According to a survey by Generation Y research and consulting firm Millennial Branding, 1 in 3 employers want their employees to have entrepreneurial experience. Knowing how to conceive, build, and promote a business idea is increasingly valuable in the new economy, even for those seeking more traditional jobs.
21. Learn to cook.
Replacing take-out and restaurant meals with home-cooked goodness can save you hundreds of dollars throughout the year. If you feel hesitant in the kitchen, a few hours with the Food Network or browsing foodie blogs will help get you in the mood. Investments in certain tools, such as cookbooks, immersion blenders, or quality pots and pans can also make the kitchen more enticing after a long day.
If you're a movie buff, you have a lot of new choices that are cheaper than seeing movies in the theater. Hulu Plus, Apple TV, and Roku are among your relatively affordable options, especially when you consider how much you'll save by skipping weekly trips to the theater.
Leaky windows and attics can drive up heating bills in the winter and cooling bills in the summer. Consider investing in insulation as well as a programmable thermostat, which can cut energy costs by 30 percent over the year. Smart power strips, which cut power to electronics when they're off, can also help reduce electricity costs. LED lights are another smart option.
Do you know what people really want for holidays and their birthdays? Money or gift cards. It might sound impersonal, but a survey by Discover found that such fungible items top wish lists for both men and women. In fact, the National Retail Federation went so far as to name gift cards as the hottest gift of 2012, because they've grown so much in popularity. The fact that fewer cards come with fees and many offer extra loss protection has also contributed to that trend.
The worst time to discover that your homeowners' insurance policy doesn't include reimbursement for water damage is right after a flood. Yet many homeowners don't understand the ins and outs of their policies, which can lead to nasty surprises. In fact, most standard policies don't cover earthquake damage, flood damage, or water damage from sump pump backups. (Homeowners have the option of adding supplemental coverage to handle these scenarios.)
The past 12 months have seen a series of high-profile security breaches, including at Zappos and Barnes & Noble. To make sure you're as protected as possible, consider changing your passwords regularly, reviewing bank account statements each month to check for errors, and being especially wary of hyperlinks to deals promoted over social networking sites. Hyperlinks embedded within emails should also be treated with suspicion.
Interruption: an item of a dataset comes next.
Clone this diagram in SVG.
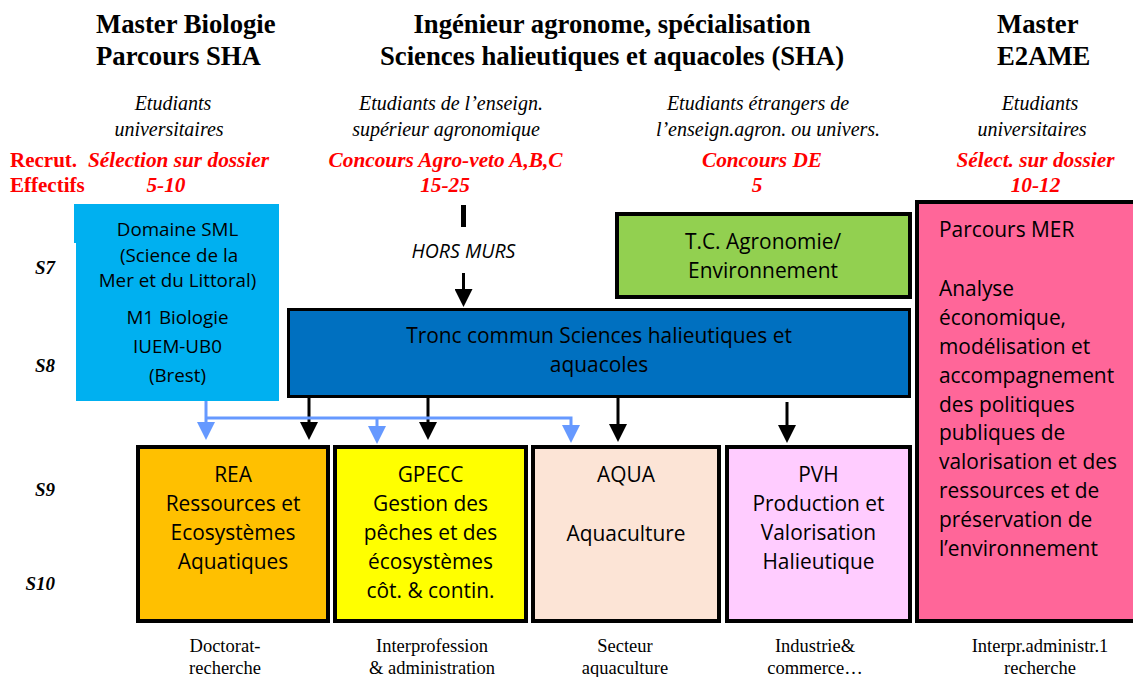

When you're surrounded by advertisements and material temptations, it's easy to buy without thinking. But one organization, Jews United for Justice, urges people to first ask themselves a series of questions about the purchase. The questions include: "Is this something I need?" "Can I borrow, find one used, or make one instead of buying new?" and "Will this purchase enhance the meaning and joy in my life?" The group distributes credit card sleeves with the questions to encourage more thoughtful spending habits.